While Turkmenistan has left open the possibility that it will continue to pursue southern oil and gas pipelines through Iran, it has also agreed to go along with trans-Caspian lines that would link Central Asia and Azerbaijan, forming an extension of the $2.5-billion oil route to Ceyhan.

The Clinton administration now sees the lines across the Caspian as essential to its costly plans for avoiding both Iran and Russia by giving the Ceyhan project the added potential of connecting with Central Asia's petroleum wealth.

In this case, the timing of Turkmenistan's announcements about Iran may seem strange, but it appears to have its policy about right.

There seems little doubt that the republic will have to agree with Washington, at least in part, if it wants to sign deals with American oil companies. But Turkmenistan also needs to put the Clinton administration on notice that it must have exports to Iran.

As a result of its geographic isolation and difficulties with Russia, no other country is so dependent on access to the Islamic republic. Even Azerbaijan, with its large volume of Iranian trade, has been able to use other export routes through Georgia because of its position on the western Caspian shore. Iran's growing energy shortages this winter have also increased Turkmenistan's importance as a strategic source of gas.

Turkmenistan's new pipeline to Iran is currently its only active outlet for gas. Although an agreement on Russian pipeline fees was reported recently, the deal for exports to Ukraine has not been finalized.

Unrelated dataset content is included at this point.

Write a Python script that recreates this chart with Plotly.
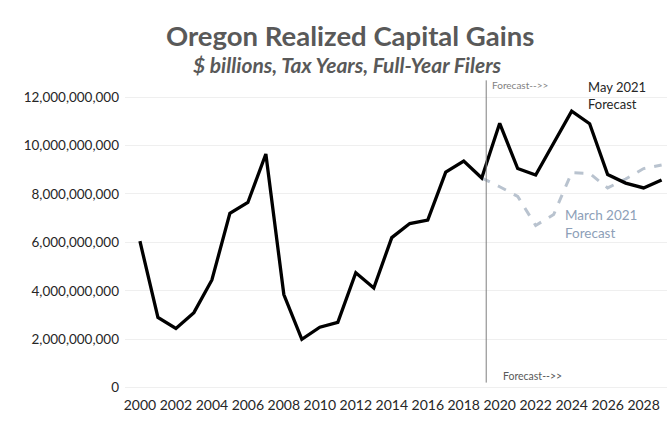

It is also becoming clear that U.S. policy toward Iran is increasingly contradictory and potentially changeable. While the Clinton administration continues to resist Iranian pipelines through the country, it has continually postponed a decision to impose sanctions against foreign petroleum projects. Washington has started to welcome Iranian visitors and recently encouraged a U.S. wrestling team to compete in Tehran.

The United States has quarreled with Russia over its project for Iran's Bushehr nuclear power plant and Moscow's alleged transfers of missile technology. But at the same time, the Clinton administration is clearly appreciative of Iran's neutral stance during the conflict over weapons inspections in Iraq.

U.S. policy on Iran may well be at a watershed. In any case, it now seems so full of contradictions that it would be difficult and potentially perilous for any other country to follow the U.S. line too closely. Turkmenistan is right to pursue its own interests with Iran and make its position clear before the Niyazov visit to the United States.

In this respect, Turkmenistan's policy differs little from that of Washington's European allies which maintain close ties to the United States while continuing to trade with Iran.